The Political Undercurrent

President Trump has repeatedly tied his trade agenda to American manufacturing and farming strength. A revival of Chinese soybean purchases gives his administration a narrative win heading into the 2026 midterms.

But Chinese analysts interpret the deal differently. For Beijing, this is a low-cost diplomatic concession—a symbolic olive branch that costs little but could ease tariff pressure on higher-value exports like semiconductors or EV components.

In other words, soybeans are political currency. Each purchase signals intent more than necessity.

The Global Ripple Effect

China’s move will ripple across commodity markets.

  • Brazilian exports may soften temporarily, especially if U.S. prices remain competitive.
  • Argentine producers, facing drought-related shortfalls, could benefit if China diversifies its purchases further.
  • Currency markets may also react: a stronger Brazilian real could make South American soybeans less competitive, indirectly boosting U.S. export prospects.

The broader question: will this translate into a lasting trade thaw, or is it just a pre-summit photo op?

The Bottom Line

China’s latest soybean deal is a symbolic but limited victory for U.S. farmers and a mild bullish signal for agricultural markets. It shows Beijing’s willingness to re-engage—but not to depend.

As Reuters put it, “the volumes booked by COFCO are not that large, three cargoes for now.” That’s reality.

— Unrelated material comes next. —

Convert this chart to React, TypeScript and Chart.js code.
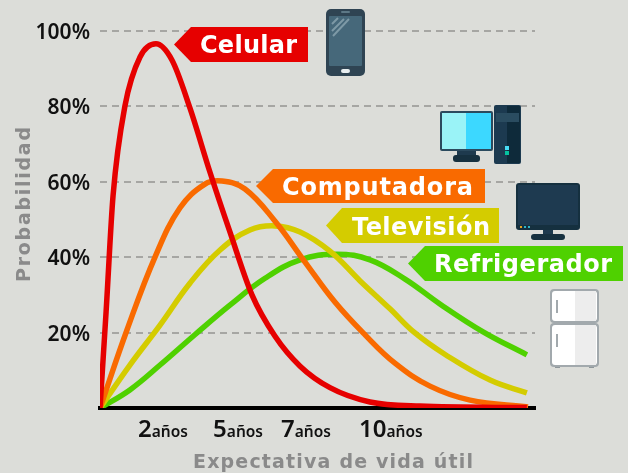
import React, { useEffect, useRef } from "react";
import { Chart, registerables } from "chart.js";

Chart.register(...registerables);

const tickYears = [2.17, 4.76, 7.1, 10.03];
const tickNumbers = ["2", "5", "7", "10"];
const tickUnit = "años";
const yTitle = "Probabilidad";
const xTitle = "Expectativa de vida útil";

const celularX = [0, 0.21, 0.45, 0.86, 1.38, 1.93, 2.48, 3.1, 3.79, 4.48, 5.24, 6.03, 6.9, 7.93, 9.31, 11.03, 14.72];
const celularY = [0, 25.5, 56.3, 80.1, 93.1, 96.6, 92.3, 79.6, 62.6, 46.7, 30, 19.1, 11.1, 5.4, 1.6, 0.5, 0.1];
const computadoraX = [0, 0.93, 1.9, 2.76, 3.62, 4.21, 5, 6.03, 7.07, 8.1, 9.14, 10.17, 11.38, 12.76, 14.76];
const computadoraY = [0, 20.7, 40.1, 53.1, 59.4, 60.2, 58.1, 49.6, 38.7, 28.1, 19.4, 11.9, 5.8, 2.1, 0.3];
const televisionX = [0, 1.03, 2.07, 3.1, 4.14, 5.17, 6.03, 6.9, 7.93, 8.97, 10, 10.86, 11.9, 13.45, 14.72];
const televisionY = [0, 11.4, 22, 33.1, 41.9, 47.2, 48.3, 46.7, 41.6, 33.7, 26.3, 19.9, 14.2, 7.4, 4];
const refrigeradorX = [0, 1.03, 2.07, 3.28, 4.48, 5.69, 6.9, 8.17, 9.31, 10.52, 11.72, 13.21, 14.72];
const refrigeradorY = [0, 4.8, 11.4, 19.5, 27.3, 34.4, 39.3, 40.8, 39.3, 34.2, 27.6, 20.2, 14.1];

const toPoints = (xs: number[], ys: number[]) => xs.map((x, i) => ({ x, y: ys[i] }));

const RED = "#e60000";
const ORANGE = "#f96a00";
const YELLOW = "#d4cc00";
const GREEN = "#4fd100";
const BG = "#dcddd9";
const TAG_FONT = "700 24px 'DejaVu Sans', sans-serif";
const TITLE_FONT = "700 19px 'DejaVu Sans', sans-serif";

const tags = [
  { text: "Celular", color: RED, tip: 174, base: 191, right: 308, top: 27, bottom: 62, x0: 200, x1: 297, baseline: 53 },
  { text: "Computadora", color: ORANGE, tip: 256, base: 273, right: 485, top: 169, bottom: 203, x0: 282, x1: 473, baseline: 195 },
  { text: "Televisión", color: YELLOW, tip: 326, base: 342, right: 499, top: 208, bottom: 243, x0: 352, x1: 490, baseline: 235 },
  { text: "Refrigerador", color: GREEN, tip: 408, base: 425, right: 623, top: 246, bottom: 281, x0: 434, x1: 612, baseline: 272 },
];

function fitText(ctx: any, text: string, x0: number, x1: number, y: number) {
  ctx.letterSpacing = "0px";
  const w = ctx.measureText(text).width;
  ctx.letterSpacing = (x1 - x0 - w) / Math.max(1, text.length - 1) + "px";
  ctx.textAlign = "left";
  ctx.fillText(text, x0, y);
  ctx.letterSpacing = "0px";
}

function rr(ctx: any, x: number, y: number, w: number, h: number, r: number, c: string) {
  ctx.fillStyle = c;
  ctx.beginPath();
  ctx.roundRect(x, y, w, h, r);
  ctx.fill();
}

function drawPhone(ctx: any) {
  rr(ctx, 326, 9, 39, 67, 5, "#2f4453");
  rr(ctx, 329, 16, 33, 50, 1, "#46687a");
  rr(ctx, 341, 69, 9, 4, 2, "#e8eef0");
  rr(ctx, 341, 11, 9, 2, 1, "#5d7886");
  ctx.strokeStyle = "#7d99a6";
  ctx.lineWidth = 2;
  ctx.beginPath();
  ctx.moveTo(332, 24); ctx.lineTo(338, 18);
  ctx.moveTo(332, 31); ctx.lineTo(344, 19);
  ctx.moveTo(333, 36); ctx.lineTo(349, 19);
  ctx.stroke();
}

function drawComputer(ctx: any) {
  rr(ctx, 440, 111, 53, 40, 2, "#2b4a5e");
  ctx.fillStyle = "#9af3f7"; ctx.fillRect(442, 113, 24, 36);
  ctx.fillStyle = "#3cd8ff"; ctx.fillRect(466, 113, 25, 36);
  ctx.fillStyle = "#1e3a4e"; ctx.fillRect(457, 151, 19, 6);
  rr(ctx, 453, 155, 27, 7, 3, "#16303f");
  rr(ctx, 494, 105, 27, 59, 2, "#1c3a50");
  ctx.fillStyle = "#0e2a3a"; ctx.fillRect(507, 106, 13, 57);
  ctx.fillStyle = "#2a4c60"; ctx.fillRect(496, 113, 23, 9);
  ctx.fillStyle = "#48dcf5"; ctx.fillRect(505, 146, 4, 4);
  ctx.fillStyle = "#06c2a0"; ctx.fillRect(505, 151, 4, 4);
}

function drawTv(ctx: any) {
  rr(ctx, 516, 183, 64, 47, 3, "#15303f");
  ctx.fillStyle = "#1e3a50"; ctx.fillRect(518, 185, 60, 40);
  ctx.fillStyle = "#e0a020"; ctx.fillRect(520, 226, 2, 2);
  ctx.fillStyle = "#2bb5c8"; ctx.fillRect(524, 226, 2, 2);
  ctx.fillRect(528, 226, 2, 2);
  ctx.fillStyle = "#1e3a4e"; ctx.fillRect(543, 230, 10, 5);
  rr(ctx, 531, 234, 34, 6, 3, "#16303f");
}

function drawFridge(ctx: any) {
  const part = (y: number, h: number) => {
    rr(ctx, 550, y, 49, h, 4, "#a2a9ad");
    rr(ctx, 552, y + 2, 45, h - 4, 3, "#ffffff");
    ctx.fillStyle = "#ededed"; ctx.fillRect(575, y + 2, 21, h - 4);
    ctx.fillStyle = "#a2a9ad"; ctx.fillRect(556, y + 11, 2, 13);
  };
  ctx.fillStyle = "#8e969a";
  ctx.fillRect(555, 365, 5, 3);
  ctx.fillRect(589, 365, 5, 3);
  part(289, 34);
  part(323, 44);
}

const decorations = {
  id: "decorations",
  afterDatasetsDraw(chart: any) {
    const ctx = chart.ctx;
    ctx.save();
    const xs = chart.scales.x;
    ctx.textBaseline = "alphabetic";
    ctx.textAlign = "left";
    ctx.fillStyle = "#111111";
    xs.ticks.forEach((t: any, i: number) => {
      const num = tickNumbers[i];
      ctx.font = "600 24px 'Noto Sans', sans-serif";
      const w1 = ctx.measureText(num).width;
      ctx.font = "600 15.5px 'Noto Sans', sans-serif";
      const w2 = ctx.measureText(tickUnit).width;
      const cx = xs.getPixelForValue(t.value);
      const left = cx - (w1 + w2) / 2;
      ctx.font = "600 24px 'Noto Sans', sans-serif";
      ctx.fillText(num, left, 437);
      ctx.font = "600 15.5px 'Noto Sans', sans-serif";
      ctx.fillText(tickUnit, left + w1, 437);
    });
    ctx.fillStyle = "#8a8a8a";
    ctx.font = TITLE_FONT;
    fitText(ctx, xTitle, 193, 473, 468);
    ctx.save();
    ctx.translate(30, 282);
    ctx.rotate(-Math.PI / 2);
    fitText(ctx, yTitle, 0, 155, 0);
    ctx.restore();
    tags.forEach((t) => {
      ctx.fillStyle = t.color;
      ctx.beginPath();
      ctx.moveTo(t.tip, (t.top + t.bottom) / 2);
      ctx.lineTo(t.base, t.top);
      ctx.lineTo(t.right, t.top);
      ctx.lineTo(t.right, t.bottom);
      ctx.lineTo(t.base, t.bottom);
      ctx.closePath();
      ctx.fill();
      ctx.fillStyle = "#ffffff";
      ctx.font = TAG_FONT;
      fitText(ctx, t.text, t.x0, t.x1, t.baseline);
    });
    drawPhone(ctx);
    drawComputer(ctx);
    drawTv(ctx);
    drawFridge(ctx);
    ctx.restore();
  },
};

const line = (label: string, data: any[], color: string, monotone = false) => ({
  label,
  data,
  borderColor: color,
  backgroundColor: color,
  borderWidth: 5.5,
  pointRadius: 0,
  tension: 0.4,
  cubicInterpolationMode: monotone ? ("monotone" as const) : ("default" as const),
  borderCapStyle: "butt" as const,
  fill: false,
});

export default function App() {
  const ref = useRef<HTMLCanvasElement>(null);
  useEffect(() => {
    const chart = new Chart(ref.current as HTMLCanvasElement, {
      type: "line",
      data: {
        datasets: [
          line("Celular", toPoints(celularX, celularY), RED, true),
          line("Computadora", toPoints(computadoraX, computadoraY), ORANGE),
          line("Televisión", toPoints(televisionX, televisionY), YELLOW),
          line("Refrigerador", toPoints(refrigeradorX, refrigeradorY), GREEN),
        ],
      },
      options: {
        responsive: false,
        animation: false,
        layout: { padding: { top: 31, right: 93, left: 0, bottom: 0 } },
        plugins: { legend: { display: false }, tooltip: { enabled: false } },
        scales: {
          x: {
            type: "linear",
            min: 0,
            max: 15,
            afterFit: (s: any) => { s.height = 65; },
            afterBuildTicks: (s: any) => { s.ticks = tickYears.map((value) => ({ value })); },
            ticks: { display: false, autoSkip: false },
            grid: { display: false },
            border: { display: true, color: "#000000", width: 4 },
          },
          y: {
            min: 0,
            max: 100,
            afterFit: (s: any) => { s.width = 100; },
            ticks: {
              stepSize: 20,
              padding: 10,
              labelOffset: 2,
              color: "#111111",
              font: { family: "'Noto Sans', sans-serif", size: 21, weight: 600 },
              callback: (v: any) => (v === 0 ? "" : v + "%"),
            },
            grid: {
              drawTicks: false,
              lineWidth: 2,
              color: (c: any) => (c.tick.value === 0 ? "transparent" : "#a6a6a3"),
            },
            border: { display: false, dash: [7, 5] },
          },
        },
      },
      plugins: [decorations],
    } as any);
    return () => chart.destroy();
  }, []);
  return (
    <div style={{ position: "absolute", left: 0, top: 0, width: 628, height: 473, background: BG }}>
      <canvas ref={ref} width={628} height={473} style={{ display: "block" }} />
    </div>
  );
}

For investors, this is a short-term momentum story, not a structural shift. Futures could remain elevated through the Trump–Xi talks, but without binding commitments, the long-term upside is capped.

Still, any thaw between the world’s two largest economies bodes well for broader risk appetite. If agriculture opens the door, other sectors—like energy, semiconductors, and clean technology—could follow.